Brainstorming Ideas: Promote Creativity and Get your Team to Produce Better Ideas

 

Searching for great yearbook ideas takes more than just a few hours of brainstorming at the beginning of the school year: it’s a long-term process that requires a lot of thought and strategy. I know that sometimes, getting your team together for a quick idea session might seem like you’re doing your part to spark creativity and collaboration. In reality, there are some tricks and tools you can use to get your yearbook committee to produce some really stellar ideas for this year’s publication. And while they might take a little more work on your end up front, they’ll help you find the kind of ideas that will really set this year’s edition apart from the yearbooks of years passed!

Always Be Prepared

When you’re looking for the best brainstorming ideas to use with your yearbook team, the first thing I like to do is explain how great ideas don’t always come in the middle of a brainstorming session. They can really strike at any time of day – which means you have to be prepared to capture them on paper, lest they be completely forgotten an hour down the line. Encourage your students to always carry a little notebook and pencil to jot down quick ideas.

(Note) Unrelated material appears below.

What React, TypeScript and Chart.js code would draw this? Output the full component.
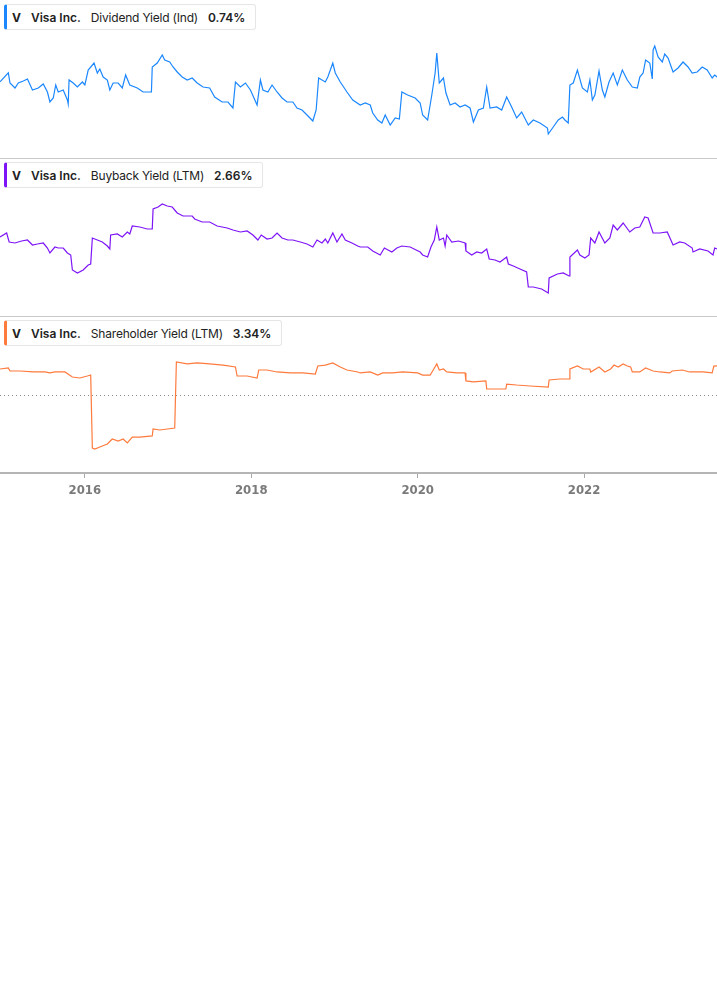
import React, { useEffect, useRef } from 'react';
import { Chart, registerables } from 'chart.js';

Chart.register(...registerables);

const X_MIN = 2014.98;
const X_MAX = 2023.598;
const tickYears = [2016, 2018, 2020, 2022];

const companyTicker = 'V';
const companyName = 'Visa Inc.';

// Dividend Yield (Ind), %
const divDates = [
  2014.98, 2015.08, 2015.10, 2015.16, 2015.20, 2015.26, 2015.31, 2015.37, 2015.44, 2015.50,
  2015.55, 2015.58, 2015.62, 2015.65, 2015.68, 2015.74, 2015.79, 2015.80, 2015.81, 2015.86,
  2015.91, 2015.97, 2016.00, 2016.04, 2016.11, 2016.15, 2016.18, 2016.22, 2016.27, 2016.30,
  2016.34, 2016.40, 2016.45, 2016.49, 2016.54, 2016.63, 2016.70, 2016.80, 2016.81, 2016.87,
  2016.93, 2016.96, 2017.02, 2017.06, 2017.11, 2017.17, 2017.23, 2017.29, 2017.35, 2017.42,
  2017.50, 2017.56, 2017.65, 2017.72, 2017.78, 2017.81, 2017.87, 2017.93, 2017.99, 2018.07,
  2018.11, 2018.14, 2018.20, 2018.25, 2018.31, 2018.37, 2018.43, 2018.50, 2018.55, 2018.61,
  2018.67, 2018.74, 2018.78, 2018.81, 2018.89, 2018.92, 2018.98, 2019.01, 2019.07, 2019.15,
  2019.22, 2019.31, 2019.37, 2019.43, 2019.46, 2019.52, 2019.57, 2019.61, 2019.67, 2019.73,
  2019.78, 2019.81, 2019.88, 2019.97, 2020.03, 2020.06, 2020.12, 2020.17, 2020.21, 2020.23,
  2020.26, 2020.31, 2020.34, 2020.39, 2020.45, 2020.51, 2020.57, 2020.63, 2020.67, 2020.73,
  2020.79, 2020.83, 2020.87, 2020.95, 2021.01, 2021.07, 2021.13, 2021.19, 2021.25, 2021.33,
  2021.39, 2021.47, 2021.56, 2021.57, 2021.63, 2021.69, 2021.74, 2021.77, 2021.81, 2021.83,
  2021.87, 2021.92, 2021.98, 2022.04, 2022.07, 2022.10, 2022.13, 2022.18, 2022.22, 2022.25,
  2022.30, 2022.35, 2022.40, 2022.46, 2022.52, 2022.58, 2022.64, 2022.67, 2022.71, 2022.74,
  2022.79, 2022.82, 2022.83, 2022.85, 2022.89, 2022.94, 2022.97, 2023.01, 2023.07, 2023.13,
  2023.19, 2023.25, 2023.30, 2023.36, 2023.42, 2023.48, 2023.54, 2023.57, 2023.60,
];
const divValues = [
  0.716, 0.761, 0.710, 0.685, 0.710, 0.720, 0.730, 0.675, 0.685, 0.705,
  0.665, 0.615, 0.635, 0.700, 0.665, 0.675, 0.625, 0.605, 0.725, 0.710,
  0.690, 0.715, 0.700, 0.775, 0.810, 0.760, 0.780, 0.740, 0.725, 0.675,
  0.710, 0.710, 0.685, 0.750, 0.700, 0.685, 0.665, 0.665, 0.790, 0.810,
  0.850, 0.825, 0.815, 0.790, 0.765, 0.740, 0.725, 0.735, 0.710, 0.690,
  0.685, 0.640, 0.615, 0.615, 0.585, 0.715, 0.690, 0.710, 0.675, 0.600,
  0.725, 0.675, 0.665, 0.700, 0.665, 0.635, 0.615, 0.615, 0.585, 0.575,
  0.550, 0.520, 0.575, 0.735, 0.715, 0.740, 0.810, 0.760, 0.715, 0.665,
  0.625, 0.600, 0.610, 0.600, 0.560, 0.525, 0.510, 0.550, 0.500, 0.535,
  0.530, 0.665, 0.650, 0.635, 0.610, 0.550, 0.525, 0.650, 0.760, 0.860,
  0.710, 0.735, 0.660, 0.600, 0.610, 0.590, 0.600, 0.585, 0.515, 0.575,
  0.585, 0.690, 0.585, 0.590, 0.575, 0.640, 0.590, 0.535, 0.565, 0.500,
  0.525, 0.510, 0.485, 0.455, 0.490, 0.525, 0.540, 0.525, 0.510, 0.700,
  0.710, 0.775, 0.685, 0.665, 0.725, 0.625, 0.650, 0.770, 0.675, 0.640,
  0.715, 0.760, 0.700, 0.775, 0.725, 0.690, 0.685, 0.740, 0.760, 0.825,
  0.810, 0.730, 0.875, 0.895, 0.840, 0.815, 0.855, 0.835, 0.765, 0.785,
  0.815, 0.790, 0.760, 0.765, 0.790, 0.775, 0.735, 0.750, 0.740,
];

// Buyback Yield (LTM), %
const buyDates = [
  2014.98, 2015.06, 2015.09, 2015.16, 2015.24, 2015.31, 2015.37, 2015.43, 2015.50, 2015.55,
  2015.58, 2015.64, 2015.68, 2015.74, 2015.79, 2015.83, 2015.85, 2015.91, 2015.98, 2016.04,
  2016.07, 2016.09, 2016.15, 2016.21, 2016.27, 2016.30, 2016.31, 2016.39, 2016.45, 2016.51,
  2016.54, 2016.57, 2016.66, 2016.75, 2016.81, 2016.82, 2016.88, 2016.93, 2016.99, 2017.05,
  2017.11, 2017.18, 2017.29, 2017.32, 2017.41, 2017.50, 2017.59, 2017.71, 2017.78, 2017.87,
  2017.95, 2018.02, 2018.08, 2018.12, 2018.19, 2018.25, 2018.31, 2018.37, 2018.44, 2018.50,
  2018.59, 2018.67, 2018.74, 2018.79, 2018.85, 2018.89, 2018.92, 2018.98, 2019.03, 2019.09,
  2019.13, 2019.21, 2019.28, 2019.31, 2019.40, 2019.46, 2019.55, 2019.60, 2019.69, 2019.75,
  2019.81, 2019.91, 2020.03, 2020.06, 2020.12, 2020.16, 2020.20, 2020.23, 2020.26, 2020.31,
  2020.33, 2020.35, 2020.41, 2020.49, 2020.57, 2020.58, 2020.65, 2020.71, 2020.77, 2020.83,
  2020.86, 2020.93, 2020.99, 2021.07, 2021.09, 2021.15, 2021.23, 2021.31, 2021.33, 2021.39,
  2021.49, 2021.57, 2021.58, 2021.68, 2021.75, 2021.82, 2021.83, 2021.92, 2021.95, 2022.01,
  2022.06, 2022.08, 2022.13, 2022.18, 2022.25, 2022.31, 2022.35, 2022.40, 2022.47, 2022.55,
  2022.61, 2022.67, 2022.73, 2022.77, 2022.83, 2022.91, 2023.00, 2023.07, 2023.15, 2023.21,
  2023.30, 2023.31, 2023.39, 2023.49, 2023.55, 2023.57, 2023.60,
];
const buyValues = [
  3.02, 3.14, 2.87, 2.84, 2.90, 2.93, 2.78, 2.81, 2.84, 2.69,
  2.54, 2.72, 2.69, 2.69, 2.54, 2.48, 2.03, 1.94, 2.03, 2.18,
  2.21, 2.99, 2.93, 2.87, 2.75, 2.66, 3.08, 3.11, 3.02, 3.17,
  3.11, 3.35, 3.32, 3.26, 3.26, 3.86, 3.92, 4.01, 3.95, 3.92,
  3.74, 3.65, 3.65, 3.56, 3.47, 3.47, 3.35, 3.29, 3.23, 3.17,
  3.20, 3.08, 2.93, 3.08, 2.96, 2.99, 3.14, 2.99, 2.93, 2.93,
  2.87, 2.81, 2.72, 2.93, 2.84, 2.96, 2.84, 3.14, 2.87, 3.11,
  2.93, 2.84, 2.75, 2.72, 2.72, 2.60, 2.48, 2.69, 2.57, 2.69,
  2.75, 2.72, 2.57, 2.48, 2.42, 2.72, 2.93, 3.32, 2.93, 2.99,
  2.75, 3.08, 2.87, 2.90, 2.84, 2.60, 2.48, 2.57, 2.54, 2.66,
  2.36, 2.33, 2.27, 2.42, 2.21, 2.15, 2.06, 1.97, 1.52, 1.52,
  1.46, 1.34, 1.79, 1.91, 1.94, 1.85, 2.42, 2.63, 2.48, 2.39,
  2.48, 2.99, 2.84, 3.17, 2.84, 2.99, 3.38, 3.23, 3.44, 3.17,
  3.29, 3.32, 3.62, 3.59, 3.14, 3.14, 3.17, 2.78, 2.87, 2.84,
  2.69, 2.57, 2.66, 2.60, 2.48, 2.69, 2.66,
];

// Shareholder Yield (LTM), %
const shDates = [
  2014.98, 2015.08, 2015.10, 2015.22, 2015.38, 2015.52, 2015.58, 2015.64, 2015.76, 2015.85,
  2015.94, 2016.03, 2016.07, 2016.09, 2016.12, 2016.18, 2016.27, 2016.33, 2016.40, 2016.46,
  2016.51, 2016.57, 2016.66, 2016.81, 2016.82, 2016.90, 2016.99, 2017.08, 2017.10, 2017.23,
  2017.35, 2017.50, 2017.66, 2017.81, 2017.83, 2017.95, 2018.07, 2018.09, 2018.19, 2018.31,
  2018.47, 2018.62, 2018.77, 2018.80, 2018.89, 2018.98, 2019.07, 2019.15, 2019.28, 2019.31,
  2019.43, 2019.52, 2019.58, 2019.70, 2019.82, 2020.00, 2020.06, 2020.15, 2020.18, 2020.23,
  2020.26, 2020.31, 2020.35, 2020.47, 2020.57, 2020.58, 2020.67, 2020.82, 2020.83, 2020.99,
  2021.06, 2021.07, 2021.19, 2021.35, 2021.57, 2021.58, 2021.71, 2021.82, 2021.83, 2021.92,
  2021.99, 2022.07, 2022.08, 2022.18, 2022.25, 2022.32, 2022.36, 2022.41, 2022.47, 2022.52,
  2022.56, 2022.58, 2022.67, 2022.74, 2022.83, 2022.91, 2023.03, 2023.06, 2023.18, 2023.27,
  2023.43, 2023.54, 2023.56, 2023.60,
];
const shValues = [
  3.00, 3.11, 2.78, 2.78, 2.67, 2.67, 2.56, 2.67, 2.67, 2.11,
  2.00, 2.22, 2.33, -5.78, -5.89, -5.67, -5.33, -4.78, -5.00, -4.78,
  -5.22, -4.56, -4.56, -4.44, -3.67, -3.78, -3.67, -3.56, 3.78, 3.56,
  3.67, 3.56, 3.44, 3.22, 2.22, 2.22, 2.00, 2.89, 2.89, 2.67,
  2.56, 2.56, 2.44, 3.33, 3.44, 3.67, 3.22, 2.89, 2.67, 2.56,
  2.67, 2.33, 2.56, 2.56, 2.67, 2.56, 2.33, 2.33, 2.78, 3.56,
  2.89, 3.00, 2.67, 2.56, 2.56, 1.67, 1.56, 1.67, 0.78, 0.78,
  0.78, 1.33, 1.22, 1.11, 1.00, 1.78, 1.89, 1.89, 3.00, 3.33,
  3.00, 3.00, 2.67, 3.22, 2.67, 3.00, 3.44, 3.22, 3.56, 3.33,
  3.22, 2.67, 2.67, 3.11, 2.78, 2.67, 2.56, 2.78, 2.89, 2.67,
  2.67, 2.56, 3.33, 3.34,
];

const panels = [
  { metric: 'Dividend Yield (Ind)', value: '0.74%', color: '#1a87ff', dates: divDates, values: divValues, top: 0, yMin: 0.335, yMax: 1.125, zero: false, xAxis: false },
  { metric: 'Buyback Yield (LTM)', value: '2.66%', color: '#7d14f7', dates: buyDates, values: buyValues, top: 158, yMin: 0.65, yMax: 5.39, zero: false, xAxis: false },
  { metric: 'Shareholder Yield (LTM)', value: '3.34%', color: '#ff7a3d', dates: shDates, values: shValues, top: 316, yMin: -8.556, yMax: 8.889, zero: true, xAxis: true },
];

const PLOT_H = [158, 158, 157];
const AXIS_H = 36;

function Panel({ p, idx }: { p: any; idx: number }) {
  const ref = useRef<HTMLCanvasElement | null>(null);
  const h = PLOT_H[idx] + (p.xAxis ? AXIS_H : 0);
  useEffect(() => {
    if (!ref.current) return;
    const xScale: any = {
      type: 'linear',
      min: X_MIN,
      max: X_MAX,
      display: p.xAxis,
    };
    if (p.xAxis) {
      Object.assign(xScale, {
        afterBuildTicks: (s: any) => {
          s.ticks = tickYears.map((v) => ({ value: v }));
        },
        afterFit: (s: any) => {
          s.height = AXIS_H;
        },
        border: { display: true, color: '#b5b5b5', width: 2 },
        grid: { drawOnChartArea: false, drawTicks: true, tickLength: 5, color: '#a8a8a8' },
        ticks: {
          autoSkip: false,
          maxRotation: 0,
          padding: 5,
          color: '#7a7a7a',
          font: { family: "'DejaVu Sans Condensed', 'DejaVu Sans', sans-serif", size: 13, weight: 'bold' },
          callback: (v: any) => String(v),
        },
      });
    }
    const yScale: any = {
      type: 'linear',
      min: p.yMin,
      max: p.yMax,
      display: p.zero,
    };
    if (p.zero) {
      Object.assign(yScale, {
        afterBuildTicks: (s: any) => {
          s.ticks = [{ value: 0 }];
        },
        afterFit: (s: any) => {
          s.width = 0;
        },
        border: { display: false, dash: [1, 3] },
        grid: { drawOnChartArea: true, drawTicks: false, color: '#8f8f8f', lineWidth: 1 },
        ticks: { display: false },
      });
    }
    const chart = new Chart(ref.current, {
      type: 'line',
      data: {
        datasets: [
          {
            data: p.dates.map((d: number, i: number) => ({ x: d, y: p.values[i] })),
            borderColor: p.color,
            borderWidth: 1.2,
            pointRadius: 0,
            tension: 0,
            fill: false,
          },
        ],
      },
      options: {
        animation: false,
        responsive: false,
        devicePixelRatio: 1,
        events: [],
        layout: { padding: 0 },
        plugins: { legend: { display: false }, tooltip: { enabled: false } },
        scales: { x: xScale, y: yScale },
      } as any,
    });
    return () => chart.destroy();
  }, []);
  return (
    <canvas
      ref={ref}
      width={717}
      height={h}
      style={{ position: 'absolute', left: 0, top: p.top, width: 717, height: h }}
    />
  );
}

function LegendBox({ p }: { p: any }) {
  return (
    <div
      style={{
        position: 'absolute',
        left: 4,
        top: p.top + 4,
        height: 24,
        display: 'flex',
        alignItems: 'center',
        gap: 10,
        padding: '0 10px 0 5px',
        background: '#ffffff',
        border: '1px solid #e6e6e6',
        borderLeft: `3px solid ${p.color}`,
        borderRadius: 3,
        fontFamily: 'Inter, "Noto Sans", sans-serif',
        fontSize: 12,
        color: '#222222',
        whiteSpace: 'nowrap',
        zIndex: 2,
      }}
    >
      <span style={{ fontWeight: 700 }}>{companyTicker}</span>
      <span style={{ fontWeight: 600 }}>{companyName}</span>
      <span style={{ fontWeight: 400, letterSpacing: '-0.2px' }}>{p.metric}</span>
      <span style={{ fontWeight: 600 }}>{p.value}</span>
    </div>
  );
}

export default function App() {
  return (
    <div style={{ position: 'absolute', left: 0, top: 0, width: 717, height: 520, background: '#fff' }}>
      {panels.map((p, i) => (
        <Panel key={i} p={p} idx={i} />
      ))}
      <div style={{ position: 'absolute', left: 0, top: 158, width: 717, height: 1, background: '#c9c9c9', zIndex: 1 }} />
      <div style={{ position: 'absolute', left: 0, top: 316, width: 717, height: 1, background: '#c9c9c9', zIndex: 1 }} />
      {panels.map((p, i) => (
        <LegendBox key={'l' + i} p={p} />
      ))}
    </div>
  );
}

Not only is this a great way to make sure you don’t miss any of those moments of brilliance, it can help them learn how to better brainstorm on their own outside of yearbook class!

Make Everyone’s Voice Matter

Some students struggle with big idea sessions not because they aren’t coming up with awesome concepts, but because they’re nervous about having their idea shot down by the rest of the team. To encourage everyone on your yearbook committee to contribute their thoughts, you need to set up an environment where everyone is heard and every voice counts. To do this well, don’t brush off any ideas when they’re being contributed. Instead, write everything down on your whiteboard or a giant pad of paper as you’re brainstorming ideas. This way, students can see their contributions being added to the list. And that can really help them to feel like their ideas matter – which can encourage them to continue contributing as the year progresses.

Talk Through Ideas

Once you’ve spent some time brainstorming ideas, talk through each one so with your students to get a better idea of how they’d actually implement them with your yearbook. This can give everyone the opportunity to understand the full scope of a concept. Plus, creating a group discussion around each item can help you build out a really amazing idea from a concept that might have seemed like the wrong fit when you first heard it. At the end of your session, askyour students to help you select the top three to five ideas that will contribute towards a more cohesive yearbook. This way no one is excluded and you can wrap up your brainstorming sessions on a positive note.

The Best Brainstorming Ideas

Coming up with great ideas isn’t something that always happens in the blink of an eye – which is why hosting regular brainstorming sessions for your team throughout the school year can really help you integrate more creativity into the overall design and content of your yearbook as a whole. Fostering an environment that makes all of your yearbook committee feel comfortable contributing their thoughts is the best way to get great ideas from your team. Not only that, but you’ll find that doing this will help to build a stronger sense of camaraderie across your team, which can help your students to work together more naturally, become more adept at bouncing ideas off of each other and ultimately create an amazing yearbook for your school.